▸ **Instructions to follow**
Extract the whole listing as it stands. Do not include the pictures.

▸ **Source excerpt**
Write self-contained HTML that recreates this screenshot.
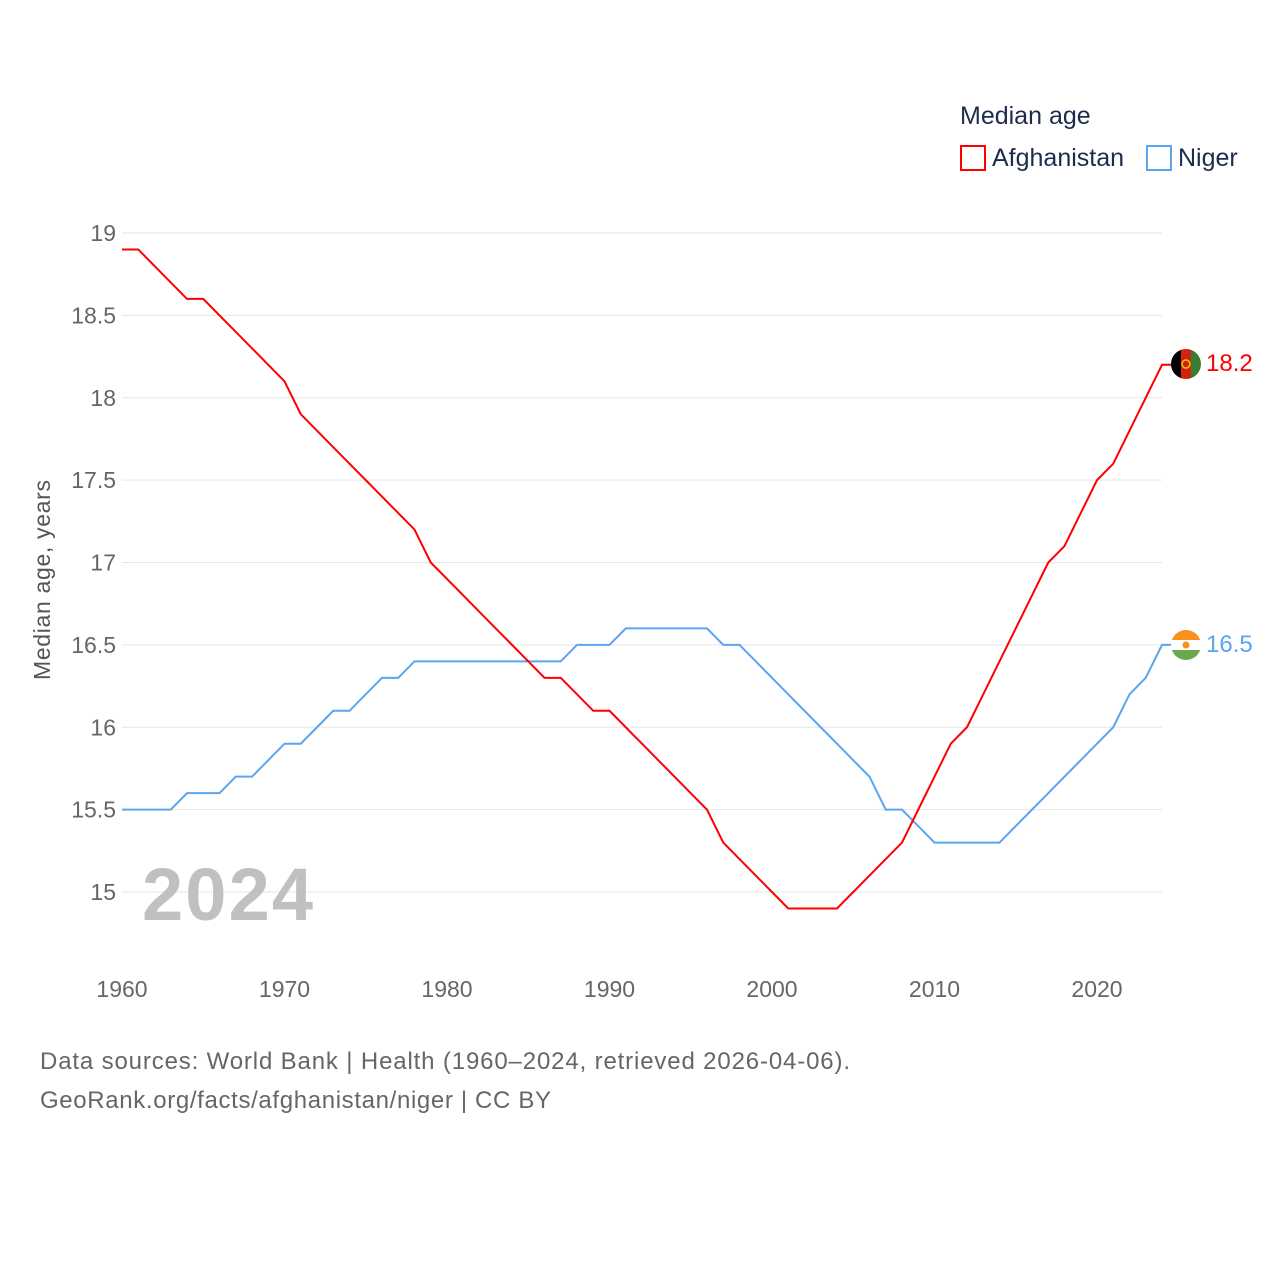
<!DOCTYPE html>
<html><head><meta charset="utf-8">
<style>
body{margin:0;background:#fff;font-family:"Liberation Sans",sans-serif;}
svg text{font-family:"Liberation Sans",sans-serif;}
</style></head>
<body>
<svg id="chart" width="1280" height="1280" xmlns="http://www.w3.org/2000/svg">
<text x="960" y="124" font-size="25" fill="#1d2c4c">Median age</text>
<rect x="961" y="146" width="24" height="24" fill="none" stroke="#ff0000" stroke-width="2"/>
<text x="992" y="166" font-size="25" fill="#1d2c4c">Afghanistan</text>
<rect x="1147" y="146" width="24" height="24" fill="none" stroke="#5aa5f0" stroke-width="2"/>
<text x="1178" y="166" font-size="25" fill="#1d2c4c">Niger</text>
<g id="grid"></g>
<text transform="translate(50,580) rotate(-90)" text-anchor="middle" font-size="23" fill="#555" textLength="200">Median age, years</text>
<text x="142" y="920" font-size="74" font-weight="bold" fill="#c0c0c0" textLength="171">2024</text>
<g id="series"></g>
<g>
<clipPath id="ac"><circle cx="1186" cy="364" r="15"/></clipPath>
<g clip-path="url(#ac)"><rect x="1171" y="349" width="10" height="30" fill="#000"/><rect x="1181" y="349" width="10" height="30" fill="#d32011"/><rect x="1191" y="349" width="10" height="30" fill="#3a7d33"/></g>
<circle cx="1186" cy="364" r="4" fill="none" stroke="#f5c400" stroke-width="1.5"/>
</g>
<g>
<clipPath id="nc"><circle cx="1186" cy="645" r="15"/></clipPath>
<g clip-path="url(#nc)"><rect x="1171" y="630" width="30" height="10" fill="#f7921e"/><rect x="1171" y="640" width="30" height="10" fill="#fff"/><rect x="1171" y="650" width="30" height="10" fill="#6aa84f"/><circle cx="1186" cy="645" r="3.5" fill="#f7921e"/></g>
</g>
<text x="1206" y="371" font-size="24" fill="#ff0000">18.2</text>
<text x="1206" y="652" font-size="24" fill="#5aa5f0">16.5</text>
<text x="40" y="1069" font-size="24" fill="#666" textLength="810">Data sources: World Bank | Health (1960–2024, retrieved 2026-04-06).</text>
<text x="40" y="1108" font-size="24" fill="#666" textLength="511">GeoRank.org/facts/afghanistan/niger | CC BY</text>
</svg>
<script>
const years = [];
for (let y = 1960; y <= 2024; y++) years.push(y);
const afghanistan = [18.9,18.9,18.8,18.7,18.6,18.6,18.5,18.4,18.3,18.2,18.1,17.9,17.8,17.7,17.6,17.5,17.4,17.3,17.2,17.0,16.9,16.8,16.7,16.6,16.5,16.4,16.3,16.3,16.2,16.1,16.1,16.0,15.9,15.8,15.7,15.6,15.5,15.3,15.2,15.1,15.0,14.9,14.9,14.9,14.9,15.0,15.1,15.2,15.3,15.5,15.7,15.9,16.0,16.2,16.4,16.6,16.8,17.0,17.1,17.3,17.5,17.6,17.8,18.0,18.2];
const niger = [15.5,15.5,15.5,15.5,15.6,15.6,15.6,15.7,15.7,15.8,15.9,15.9,16.0,16.1,16.1,16.2,16.3,16.3,16.4,16.4,16.4,16.4,16.4,16.4,16.4,16.4,16.4,16.4,16.5,16.5,16.5,16.6,16.6,16.6,16.6,16.6,16.6,16.5,16.5,16.4,16.3,16.2,16.1,16.0,15.9,15.8,15.7,15.5,15.5,15.4,15.3,15.3,15.3,15.3,15.3,15.4,15.5,15.6,15.7,15.8,15.9,16.0,16.2,16.3,16.5];
const yTicks = [15,15.5,16,16.5,17,17.5,18,18.5,19];
const xTicks = [1960,1970,1980,1990,2000,2010,2020];

const NS = "http://www.w3.org/2000/svg";
const xScale = v => 122 + (v - 1960) * 16.25;
const yScale = v => 892 - (v - 15) * 164.75;
const grid = document.getElementById('grid');
const series = document.getElementById('series');
yTicks.forEach(t => {
  const l = document.createElementNS(NS, 'line');
  l.setAttribute('x1', 122); l.setAttribute('x2', 1162);
  l.setAttribute('y1', yScale(t)); l.setAttribute('y2', yScale(t));
  l.setAttribute('stroke', '#e6e6e6'); l.setAttribute('stroke-width', 1);
  
  
  grid.appendChild(l);
  const tx = document.createElementNS(NS, 'text');
  tx.setAttribute('x', 116); tx.setAttribute('y', yScale(t) + 8);
  tx.setAttribute('text-anchor', 'end'); tx.setAttribute('font-size', 23); tx.setAttribute('fill', '#666');
  tx.textContent = String(t);
  
  
  grid.appendChild(tx);
});
xTicks.forEach(t => {
  const tx = document.createElementNS(NS, 'text');
  tx.setAttribute('x', xScale(t)); tx.setAttribute('y', 997);
  tx.setAttribute('text-anchor', 'middle'); tx.setAttribute('font-size', 23); tx.setAttribute('fill', '#666');
  tx.textContent = String(t);
  
  
  grid.appendChild(tx);
});
function drawLine(vals, color, name) {
  let d = vals.map((v, i) => (i ? 'L' : 'M') + xScale(years[i]) + ',' + yScale(v)).join(' ');
  d += ' L' + (xScale(years[years.length - 1]) + 10) + ',' + yScale(vals[vals.length - 1]);
  const p = document.createElementNS(NS, 'path');
  p.setAttribute('d', d); p.setAttribute('fill', 'none');
  p.setAttribute('stroke', color); p.setAttribute('stroke-width', 2);
  
  
  series.appendChild(p);
}
drawLine(niger, '#5aa5f0', 'line-niger');
drawLine(afghanistan, '#ff0000', 'line-afghanistan');
</script>
</body></html>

▸ **Exercise result**
Write self-contained HTML that recreates this screenshot.
<!DOCTYPE html>
<html><head><meta charset="utf-8">
<style>
body{margin:0;background:#fff;font-family:"Liberation Sans",sans-serif;}
svg text{font-family:"Liberation Sans",sans-serif;}
</style></head>
<body>
<svg id="chart" width="1280" height="1280" xmlns="http://www.w3.org/2000/svg">
<text x="960" y="124" font-size="25" fill="#1d2c4c">Median age</text>
<rect x="961" y="146" width="24" height="24" fill="none" stroke="#ff0000" stroke-width="2"/>
<text x="992" y="166" font-size="25" fill="#1d2c4c">Afghanistan</text>
<rect x="1147" y="146" width="24" height="24" fill="none" stroke="#5aa5f0" stroke-width="2"/>
<text x="1178" y="166" font-size="25" fill="#1d2c4c">Niger</text>
<g id="grid"></g>
<text transform="translate(50,580) rotate(-90)" text-anchor="middle" font-size="23" fill="#555" textLength="200">Median age, years</text>
<text x="142" y="920" font-size="74" font-weight="bold" fill="#c0c0c0" textLength="171">2024</text>
<g id="series"></g>
<g>
<clipPath id="ac"><circle cx="1186" cy="364" r="15"/></clipPath>
<g clip-path="url(#ac)"><rect x="1171" y="349" width="10" height="30" fill="#000"/><rect x="1181" y="349" width="10" height="30" fill="#d32011"/><rect x="1191" y="349" width="10" height="30" fill="#3a7d33"/></g>
<circle cx="1186" cy="364" r="4" fill="none" stroke="#f5c400" stroke-width="1.5"/>
</g>
<g>
<clipPath id="nc"><circle cx="1186" cy="645" r="15"/></clipPath>
<g clip-path="url(#nc)"><rect x="1171" y="630" width="30" height="10" fill="#f7921e"/><rect x="1171" y="640" width="30" height="10" fill="#fff"/><rect x="1171" y="650" width="30" height="10" fill="#6aa84f"/><circle cx="1186" cy="645" r="3.5" fill="#f7921e"/></g>
</g>
<text x="1206" y="371" font-size="24" fill="#ff0000">18.2</text>
<text x="1206" y="652" font-size="24" fill="#5aa5f0">16.5</text>
<text x="40" y="1069" font-size="24" fill="#666" textLength="810">Data sources: World Bank | Health (1960–2024, retrieved 2026-04-06).</text>
<text x="40" y="1108" font-size="24" fill="#666" textLength="511">GeoRank.org/facts/afghanistan/niger | CC BY</text>
</svg>
<script>
const years = [];
for (let y = 1960; y <= 2024; y++) years.push(y);
const afghanistan = [18.9,18.9,18.8,18.7,18.6,18.6,18.5,18.4,18.3,18.2,18.1,17.9,17.8,17.7,17.6,17.5,17.4,17.3,17.2,17.0,16.9,16.8,16.7,16.6,16.5,16.4,16.3,16.3,16.2,16.1,16.1,16.0,15.9,15.8,15.7,15.6,15.5,15.3,15.2,15.1,15.0,14.9,14.9,14.9,14.9,15.0,15.1,15.2,15.3,15.5,15.7,15.9,16.0,16.2,16.4,16.6,16.8,17.0,17.1,17.3,17.5,17.6,17.8,18.0,18.2];
const niger = [15.5,15.5,15.5,15.5,15.6,15.6,15.6,15.7,15.7,15.8,15.9,15.9,16.0,16.1,16.1,16.2,16.3,16.3,16.4,16.4,16.4,16.4,16.4,16.4,16.4,16.4,16.4,16.4,16.5,16.5,16.5,16.6,16.6,16.6,16.6,16.6,16.6,16.5,16.5,16.4,16.3,16.2,16.1,16.0,15.9,15.8,15.7,15.5,15.5,15.4,15.3,15.3,15.3,15.3,15.3,15.4,15.5,15.6,15.7,15.8,15.9,16.0,16.2,16.3,16.5];
const yTicks = [15,15.5,16,16.5,17,17.5,18,18.5,19];
const xTicks = [1960,1970,1980,1990,2000,2010,2020];

const NS = "http://www.w3.org/2000/svg";
const xScale = v => 122 + (v - 1960) * 16.25;
const yScale = v => 892 - (v - 15) * 164.75;
const grid = document.getElementById('grid');
const series = document.getElementById('series');
yTicks.forEach(t => {
  const l = document.createElementNS(NS, 'line');
  l.setAttribute('x1', 122); l.setAttribute('x2', 1162);
  l.setAttribute('y1', yScale(t)); l.setAttribute('y2', yScale(t));
  l.setAttribute('stroke', '#e6e6e6'); l.setAttribute('stroke-width', 1);
  
  
  grid.appendChild(l);
  const tx = document.createElementNS(NS, 'text');
  tx.setAttribute('x', 116); tx.setAttribute('y', yScale(t) + 8);
  tx.setAttribute('text-anchor', 'end'); tx.setAttribute('font-size', 23); tx.setAttribute('fill', '#666');
  tx.textContent = String(t);
  
  
  grid.appendChild(tx);
});
xTicks.forEach(t => {
  const tx = document.createElementNS(NS, 'text');
  tx.setAttribute('x', xScale(t)); tx.setAttribute('y', 997);
  tx.setAttribute('text-anchor', 'middle'); tx.setAttribute('font-size', 23); tx.setAttribute('fill', '#666');
  tx.textContent = String(t);
  
  
  grid.appendChild(tx);
});
function drawLine(vals, color, name) {
  let d = vals.map((v, i) => (i ? 'L' : 'M') + xScale(years[i]) + ',' + yScale(v)).join(' ');
  d += ' L' + (xScale(years[years.length - 1]) + 10) + ',' + yScale(vals[vals.length - 1]);
  const p = document.createElementNS(NS, 'path');
  p.setAttribute('d', d); p.setAttribute('fill', 'none');
  p.setAttribute('stroke', color); p.setAttribute('stroke-width', 2);
  
  
  series.appendChild(p);
}
drawLine(niger, '#5aa5f0', 'line-niger');
drawLine(afghanistan, '#ff0000', 'line-afghanistan');
</script>
</body></html>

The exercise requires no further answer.